##### SOURCE DATA #####

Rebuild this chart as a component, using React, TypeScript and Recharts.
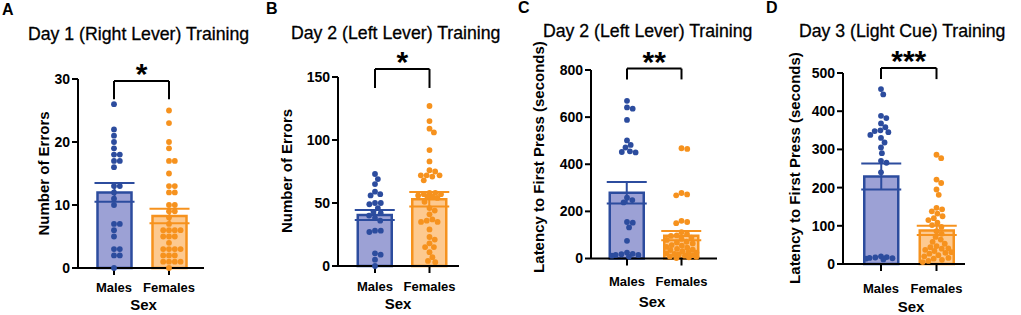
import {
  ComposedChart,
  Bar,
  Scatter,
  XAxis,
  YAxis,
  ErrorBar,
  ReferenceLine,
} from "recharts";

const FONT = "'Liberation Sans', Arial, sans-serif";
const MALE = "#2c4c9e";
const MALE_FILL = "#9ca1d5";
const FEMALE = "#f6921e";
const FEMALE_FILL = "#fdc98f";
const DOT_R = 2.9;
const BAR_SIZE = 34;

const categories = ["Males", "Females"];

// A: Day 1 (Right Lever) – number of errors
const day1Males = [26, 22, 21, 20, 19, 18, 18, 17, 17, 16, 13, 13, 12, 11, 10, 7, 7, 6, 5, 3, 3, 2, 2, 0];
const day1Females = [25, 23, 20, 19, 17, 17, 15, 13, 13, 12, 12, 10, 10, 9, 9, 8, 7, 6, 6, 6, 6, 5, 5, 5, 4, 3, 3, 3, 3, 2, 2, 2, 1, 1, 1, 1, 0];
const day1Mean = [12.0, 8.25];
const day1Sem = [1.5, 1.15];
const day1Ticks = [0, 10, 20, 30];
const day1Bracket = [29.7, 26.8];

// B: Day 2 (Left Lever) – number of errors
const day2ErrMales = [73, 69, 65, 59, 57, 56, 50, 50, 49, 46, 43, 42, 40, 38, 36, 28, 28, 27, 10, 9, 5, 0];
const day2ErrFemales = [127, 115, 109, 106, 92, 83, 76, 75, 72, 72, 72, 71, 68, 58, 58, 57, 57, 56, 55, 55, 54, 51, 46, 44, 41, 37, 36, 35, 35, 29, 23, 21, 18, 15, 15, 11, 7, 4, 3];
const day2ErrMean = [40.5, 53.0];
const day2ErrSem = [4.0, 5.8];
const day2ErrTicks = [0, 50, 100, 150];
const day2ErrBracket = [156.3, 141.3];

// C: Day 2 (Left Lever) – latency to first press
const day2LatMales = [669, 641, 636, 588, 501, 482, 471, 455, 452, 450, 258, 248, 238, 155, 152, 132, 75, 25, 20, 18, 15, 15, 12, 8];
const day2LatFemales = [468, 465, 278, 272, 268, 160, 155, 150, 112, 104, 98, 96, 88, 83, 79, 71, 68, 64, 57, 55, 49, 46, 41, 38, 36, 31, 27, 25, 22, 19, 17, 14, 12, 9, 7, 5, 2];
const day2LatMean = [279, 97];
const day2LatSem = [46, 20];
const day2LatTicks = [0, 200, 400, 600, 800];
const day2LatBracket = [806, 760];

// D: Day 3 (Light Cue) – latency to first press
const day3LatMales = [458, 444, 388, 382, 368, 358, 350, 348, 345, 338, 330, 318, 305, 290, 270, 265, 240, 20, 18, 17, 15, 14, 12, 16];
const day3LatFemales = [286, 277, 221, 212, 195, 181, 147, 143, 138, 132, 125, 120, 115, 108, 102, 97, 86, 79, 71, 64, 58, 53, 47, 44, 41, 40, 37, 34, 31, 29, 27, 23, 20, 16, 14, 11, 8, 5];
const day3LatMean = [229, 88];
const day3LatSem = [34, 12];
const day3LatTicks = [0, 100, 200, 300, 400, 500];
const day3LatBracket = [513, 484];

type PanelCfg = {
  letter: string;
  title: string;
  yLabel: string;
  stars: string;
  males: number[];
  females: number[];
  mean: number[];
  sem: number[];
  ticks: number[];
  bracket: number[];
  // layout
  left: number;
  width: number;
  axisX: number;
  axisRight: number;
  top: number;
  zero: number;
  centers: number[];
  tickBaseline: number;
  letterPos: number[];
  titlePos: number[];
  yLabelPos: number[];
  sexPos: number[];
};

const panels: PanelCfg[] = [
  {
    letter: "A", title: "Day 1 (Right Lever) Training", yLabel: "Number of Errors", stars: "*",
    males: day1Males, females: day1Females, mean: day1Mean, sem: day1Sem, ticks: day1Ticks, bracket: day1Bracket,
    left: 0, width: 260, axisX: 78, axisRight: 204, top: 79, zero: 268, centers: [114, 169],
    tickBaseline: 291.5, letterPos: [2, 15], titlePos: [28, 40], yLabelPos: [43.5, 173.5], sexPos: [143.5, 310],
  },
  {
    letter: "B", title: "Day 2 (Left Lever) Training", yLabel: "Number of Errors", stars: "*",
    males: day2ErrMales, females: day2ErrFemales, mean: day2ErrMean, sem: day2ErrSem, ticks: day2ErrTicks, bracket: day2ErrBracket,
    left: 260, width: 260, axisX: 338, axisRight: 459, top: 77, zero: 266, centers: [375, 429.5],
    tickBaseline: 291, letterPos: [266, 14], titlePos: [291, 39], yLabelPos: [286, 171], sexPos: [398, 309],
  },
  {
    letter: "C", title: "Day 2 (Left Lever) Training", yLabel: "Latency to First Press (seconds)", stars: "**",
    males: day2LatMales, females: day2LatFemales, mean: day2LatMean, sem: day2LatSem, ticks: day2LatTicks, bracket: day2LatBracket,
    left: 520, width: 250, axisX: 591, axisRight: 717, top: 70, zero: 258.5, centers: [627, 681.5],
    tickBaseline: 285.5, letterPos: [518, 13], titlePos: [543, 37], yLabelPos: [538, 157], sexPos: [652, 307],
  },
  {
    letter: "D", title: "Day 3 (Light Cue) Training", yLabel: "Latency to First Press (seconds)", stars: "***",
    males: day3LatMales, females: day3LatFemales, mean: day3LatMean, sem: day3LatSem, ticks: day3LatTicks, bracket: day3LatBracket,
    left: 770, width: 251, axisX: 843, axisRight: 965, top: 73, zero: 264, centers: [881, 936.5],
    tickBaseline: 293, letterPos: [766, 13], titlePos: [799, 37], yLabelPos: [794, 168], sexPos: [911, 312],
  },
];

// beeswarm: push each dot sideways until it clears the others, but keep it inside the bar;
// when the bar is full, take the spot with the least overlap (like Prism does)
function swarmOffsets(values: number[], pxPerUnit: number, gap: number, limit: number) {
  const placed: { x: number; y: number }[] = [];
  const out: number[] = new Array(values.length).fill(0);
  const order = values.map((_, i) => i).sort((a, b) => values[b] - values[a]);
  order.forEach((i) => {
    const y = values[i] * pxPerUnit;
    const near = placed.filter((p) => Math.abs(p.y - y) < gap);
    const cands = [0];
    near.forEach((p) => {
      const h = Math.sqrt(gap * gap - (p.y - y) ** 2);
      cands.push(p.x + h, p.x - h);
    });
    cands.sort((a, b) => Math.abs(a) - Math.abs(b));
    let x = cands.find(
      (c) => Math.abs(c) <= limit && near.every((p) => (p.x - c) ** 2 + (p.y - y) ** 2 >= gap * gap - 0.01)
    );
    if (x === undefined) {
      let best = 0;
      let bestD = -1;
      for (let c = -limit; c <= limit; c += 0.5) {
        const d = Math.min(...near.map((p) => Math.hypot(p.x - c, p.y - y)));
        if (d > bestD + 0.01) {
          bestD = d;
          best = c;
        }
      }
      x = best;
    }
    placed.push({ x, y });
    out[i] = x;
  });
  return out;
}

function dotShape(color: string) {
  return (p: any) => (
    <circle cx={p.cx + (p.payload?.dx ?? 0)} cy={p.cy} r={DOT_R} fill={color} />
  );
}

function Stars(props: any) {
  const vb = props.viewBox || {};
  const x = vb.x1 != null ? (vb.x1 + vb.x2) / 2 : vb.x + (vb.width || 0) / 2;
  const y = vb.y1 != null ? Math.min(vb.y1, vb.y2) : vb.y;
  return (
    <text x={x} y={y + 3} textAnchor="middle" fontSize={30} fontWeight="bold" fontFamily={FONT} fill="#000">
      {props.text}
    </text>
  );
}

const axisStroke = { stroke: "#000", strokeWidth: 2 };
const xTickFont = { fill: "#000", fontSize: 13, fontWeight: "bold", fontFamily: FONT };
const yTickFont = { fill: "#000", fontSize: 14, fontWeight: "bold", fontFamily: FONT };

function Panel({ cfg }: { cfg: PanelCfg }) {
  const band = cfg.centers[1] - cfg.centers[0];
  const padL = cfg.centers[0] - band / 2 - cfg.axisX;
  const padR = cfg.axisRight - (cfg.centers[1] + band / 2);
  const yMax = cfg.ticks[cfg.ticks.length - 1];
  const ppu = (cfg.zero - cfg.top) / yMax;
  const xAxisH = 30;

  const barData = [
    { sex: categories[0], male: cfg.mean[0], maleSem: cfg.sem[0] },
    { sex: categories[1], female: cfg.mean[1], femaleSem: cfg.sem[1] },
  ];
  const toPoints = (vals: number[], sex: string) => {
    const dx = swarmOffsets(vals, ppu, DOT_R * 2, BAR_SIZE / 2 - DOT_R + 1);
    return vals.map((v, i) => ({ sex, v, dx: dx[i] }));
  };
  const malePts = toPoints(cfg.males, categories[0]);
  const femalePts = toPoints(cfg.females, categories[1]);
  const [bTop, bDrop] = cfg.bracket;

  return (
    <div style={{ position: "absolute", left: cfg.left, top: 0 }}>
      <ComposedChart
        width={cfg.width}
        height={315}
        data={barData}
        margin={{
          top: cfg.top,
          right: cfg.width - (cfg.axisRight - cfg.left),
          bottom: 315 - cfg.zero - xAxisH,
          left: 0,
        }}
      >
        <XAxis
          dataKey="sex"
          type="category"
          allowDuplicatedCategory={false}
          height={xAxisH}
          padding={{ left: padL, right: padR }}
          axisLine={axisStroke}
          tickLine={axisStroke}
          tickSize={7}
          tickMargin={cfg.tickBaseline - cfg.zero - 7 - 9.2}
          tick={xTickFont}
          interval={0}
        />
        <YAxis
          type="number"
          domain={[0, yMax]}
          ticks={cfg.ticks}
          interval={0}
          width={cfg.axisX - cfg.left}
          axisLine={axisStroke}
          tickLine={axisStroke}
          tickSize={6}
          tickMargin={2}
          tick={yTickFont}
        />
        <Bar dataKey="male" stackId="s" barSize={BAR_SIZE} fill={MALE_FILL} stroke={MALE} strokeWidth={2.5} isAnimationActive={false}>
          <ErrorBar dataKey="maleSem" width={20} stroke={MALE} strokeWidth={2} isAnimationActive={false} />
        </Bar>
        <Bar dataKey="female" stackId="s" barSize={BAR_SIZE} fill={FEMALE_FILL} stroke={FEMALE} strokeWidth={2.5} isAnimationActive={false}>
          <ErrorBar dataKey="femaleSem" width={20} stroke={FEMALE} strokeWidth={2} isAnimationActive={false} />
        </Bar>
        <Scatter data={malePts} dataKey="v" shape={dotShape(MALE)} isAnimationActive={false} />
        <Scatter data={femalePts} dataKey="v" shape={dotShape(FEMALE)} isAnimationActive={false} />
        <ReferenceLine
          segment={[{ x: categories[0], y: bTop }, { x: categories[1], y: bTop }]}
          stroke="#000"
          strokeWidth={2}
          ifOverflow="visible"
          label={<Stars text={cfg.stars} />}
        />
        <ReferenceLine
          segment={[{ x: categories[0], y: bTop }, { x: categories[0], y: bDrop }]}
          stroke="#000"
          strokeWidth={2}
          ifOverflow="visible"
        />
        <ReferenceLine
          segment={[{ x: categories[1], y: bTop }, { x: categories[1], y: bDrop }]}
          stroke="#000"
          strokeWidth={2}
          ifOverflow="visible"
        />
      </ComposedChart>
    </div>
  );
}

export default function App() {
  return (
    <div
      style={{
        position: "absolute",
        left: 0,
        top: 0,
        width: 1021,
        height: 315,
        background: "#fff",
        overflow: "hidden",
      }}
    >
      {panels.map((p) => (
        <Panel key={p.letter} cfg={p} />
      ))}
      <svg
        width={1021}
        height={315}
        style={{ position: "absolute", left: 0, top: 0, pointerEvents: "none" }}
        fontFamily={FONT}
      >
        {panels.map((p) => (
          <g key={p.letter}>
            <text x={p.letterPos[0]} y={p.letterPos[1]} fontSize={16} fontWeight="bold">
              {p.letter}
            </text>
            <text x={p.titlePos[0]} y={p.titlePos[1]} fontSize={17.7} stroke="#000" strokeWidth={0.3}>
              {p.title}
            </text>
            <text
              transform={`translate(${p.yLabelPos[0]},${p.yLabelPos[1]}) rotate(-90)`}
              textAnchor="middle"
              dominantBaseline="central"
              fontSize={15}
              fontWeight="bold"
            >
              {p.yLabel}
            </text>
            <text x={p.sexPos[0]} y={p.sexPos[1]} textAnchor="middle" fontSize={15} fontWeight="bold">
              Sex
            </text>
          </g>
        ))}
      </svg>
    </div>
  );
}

#####
##### SOURCE DATA #####

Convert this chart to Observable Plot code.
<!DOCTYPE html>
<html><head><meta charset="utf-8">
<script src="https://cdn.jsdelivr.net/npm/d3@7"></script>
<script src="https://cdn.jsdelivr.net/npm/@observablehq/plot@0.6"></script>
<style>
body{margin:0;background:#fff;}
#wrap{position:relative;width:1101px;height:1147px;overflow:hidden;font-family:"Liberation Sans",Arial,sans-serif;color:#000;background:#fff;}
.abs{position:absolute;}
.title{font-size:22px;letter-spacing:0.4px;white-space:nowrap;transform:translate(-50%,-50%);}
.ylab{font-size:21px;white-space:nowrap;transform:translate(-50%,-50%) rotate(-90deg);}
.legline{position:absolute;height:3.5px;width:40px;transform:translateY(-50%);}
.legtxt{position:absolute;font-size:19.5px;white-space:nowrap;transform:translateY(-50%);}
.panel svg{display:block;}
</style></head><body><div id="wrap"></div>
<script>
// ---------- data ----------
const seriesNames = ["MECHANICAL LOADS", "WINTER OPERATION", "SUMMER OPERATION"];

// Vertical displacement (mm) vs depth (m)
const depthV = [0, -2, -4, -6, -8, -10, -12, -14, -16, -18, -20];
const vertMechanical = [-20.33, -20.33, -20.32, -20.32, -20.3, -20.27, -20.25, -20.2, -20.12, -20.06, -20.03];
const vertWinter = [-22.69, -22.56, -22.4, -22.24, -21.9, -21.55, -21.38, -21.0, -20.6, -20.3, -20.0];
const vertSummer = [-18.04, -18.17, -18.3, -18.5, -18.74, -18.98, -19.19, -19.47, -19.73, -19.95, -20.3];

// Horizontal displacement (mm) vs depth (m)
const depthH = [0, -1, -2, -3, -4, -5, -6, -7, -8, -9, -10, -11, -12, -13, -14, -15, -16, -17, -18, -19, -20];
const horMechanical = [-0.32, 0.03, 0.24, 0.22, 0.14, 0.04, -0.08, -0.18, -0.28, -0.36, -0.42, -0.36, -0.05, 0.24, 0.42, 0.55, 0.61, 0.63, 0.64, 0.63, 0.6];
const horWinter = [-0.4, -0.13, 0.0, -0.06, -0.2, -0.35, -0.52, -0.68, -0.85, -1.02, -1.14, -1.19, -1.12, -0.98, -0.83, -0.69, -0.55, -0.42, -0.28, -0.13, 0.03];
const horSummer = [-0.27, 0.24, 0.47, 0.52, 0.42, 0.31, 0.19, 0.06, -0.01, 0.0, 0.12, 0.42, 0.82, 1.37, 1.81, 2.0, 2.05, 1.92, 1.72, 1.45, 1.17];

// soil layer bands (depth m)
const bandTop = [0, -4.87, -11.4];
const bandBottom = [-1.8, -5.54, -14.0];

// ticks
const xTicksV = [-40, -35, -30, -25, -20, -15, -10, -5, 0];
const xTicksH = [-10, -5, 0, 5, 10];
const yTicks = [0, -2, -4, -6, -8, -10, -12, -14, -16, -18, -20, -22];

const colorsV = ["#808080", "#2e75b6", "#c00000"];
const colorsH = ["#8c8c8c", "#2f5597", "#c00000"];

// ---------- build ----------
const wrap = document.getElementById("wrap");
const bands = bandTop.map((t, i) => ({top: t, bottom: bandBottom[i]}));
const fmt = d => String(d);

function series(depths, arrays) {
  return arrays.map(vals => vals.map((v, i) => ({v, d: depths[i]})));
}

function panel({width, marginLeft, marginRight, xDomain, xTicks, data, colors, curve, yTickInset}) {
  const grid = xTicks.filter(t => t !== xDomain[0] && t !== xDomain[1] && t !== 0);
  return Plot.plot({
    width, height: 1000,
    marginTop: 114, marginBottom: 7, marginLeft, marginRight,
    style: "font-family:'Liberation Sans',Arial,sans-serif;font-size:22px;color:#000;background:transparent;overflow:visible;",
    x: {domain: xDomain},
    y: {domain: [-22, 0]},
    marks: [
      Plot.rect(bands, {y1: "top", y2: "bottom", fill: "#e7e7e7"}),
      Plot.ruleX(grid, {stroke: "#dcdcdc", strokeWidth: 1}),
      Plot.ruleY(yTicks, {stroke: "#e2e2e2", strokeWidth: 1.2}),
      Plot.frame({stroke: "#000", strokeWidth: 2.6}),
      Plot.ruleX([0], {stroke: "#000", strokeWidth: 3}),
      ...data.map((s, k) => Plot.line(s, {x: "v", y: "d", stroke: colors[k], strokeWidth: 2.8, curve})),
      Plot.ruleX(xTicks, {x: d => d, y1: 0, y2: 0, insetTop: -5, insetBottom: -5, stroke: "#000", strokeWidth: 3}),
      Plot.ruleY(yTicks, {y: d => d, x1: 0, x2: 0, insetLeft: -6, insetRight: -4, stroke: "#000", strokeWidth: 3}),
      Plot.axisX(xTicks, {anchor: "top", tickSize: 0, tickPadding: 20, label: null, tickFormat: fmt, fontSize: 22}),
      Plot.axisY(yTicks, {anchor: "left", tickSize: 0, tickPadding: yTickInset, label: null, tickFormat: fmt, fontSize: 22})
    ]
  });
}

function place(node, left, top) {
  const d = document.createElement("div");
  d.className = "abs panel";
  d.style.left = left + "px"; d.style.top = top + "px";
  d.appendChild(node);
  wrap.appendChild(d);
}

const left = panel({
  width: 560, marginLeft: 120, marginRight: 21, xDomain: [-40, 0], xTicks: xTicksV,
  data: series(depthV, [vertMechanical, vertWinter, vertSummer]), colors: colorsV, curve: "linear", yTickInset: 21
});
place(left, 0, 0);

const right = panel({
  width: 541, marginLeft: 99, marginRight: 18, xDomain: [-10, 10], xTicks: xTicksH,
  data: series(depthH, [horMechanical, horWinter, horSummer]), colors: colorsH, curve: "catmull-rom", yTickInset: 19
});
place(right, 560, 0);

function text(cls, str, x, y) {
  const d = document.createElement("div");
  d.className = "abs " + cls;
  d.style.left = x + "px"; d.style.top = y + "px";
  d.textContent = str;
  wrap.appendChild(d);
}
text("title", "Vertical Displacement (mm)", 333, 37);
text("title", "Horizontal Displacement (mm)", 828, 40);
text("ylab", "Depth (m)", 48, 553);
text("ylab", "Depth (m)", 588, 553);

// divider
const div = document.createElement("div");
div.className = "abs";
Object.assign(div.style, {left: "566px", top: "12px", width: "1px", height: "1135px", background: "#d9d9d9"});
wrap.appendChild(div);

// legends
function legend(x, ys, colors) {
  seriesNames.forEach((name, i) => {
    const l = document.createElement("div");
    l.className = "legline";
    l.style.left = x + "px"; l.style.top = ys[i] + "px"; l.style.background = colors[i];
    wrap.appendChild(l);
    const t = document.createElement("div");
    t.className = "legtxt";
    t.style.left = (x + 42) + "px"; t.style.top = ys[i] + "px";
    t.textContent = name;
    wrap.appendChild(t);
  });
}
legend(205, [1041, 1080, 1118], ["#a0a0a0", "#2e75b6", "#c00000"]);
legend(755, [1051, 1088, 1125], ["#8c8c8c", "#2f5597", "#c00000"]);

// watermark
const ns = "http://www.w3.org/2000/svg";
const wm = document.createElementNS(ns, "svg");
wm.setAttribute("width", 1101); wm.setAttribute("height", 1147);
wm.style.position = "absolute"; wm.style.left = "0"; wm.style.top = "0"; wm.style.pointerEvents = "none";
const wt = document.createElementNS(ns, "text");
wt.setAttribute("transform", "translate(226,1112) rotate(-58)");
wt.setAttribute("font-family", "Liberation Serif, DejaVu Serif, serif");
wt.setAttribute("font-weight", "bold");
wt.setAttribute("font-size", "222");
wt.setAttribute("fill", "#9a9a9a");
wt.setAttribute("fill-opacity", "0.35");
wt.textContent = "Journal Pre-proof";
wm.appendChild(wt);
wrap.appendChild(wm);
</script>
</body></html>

#####

◆ **PROBLEM STATEMENT**:
Return all lines of the material above in which the word "this" occurs.

◆ **COMPLETED EXERCISE**:
Rebuild this chart as a component, using React, TypeScript and Recharts.
Convert this chart to Observable Plot code.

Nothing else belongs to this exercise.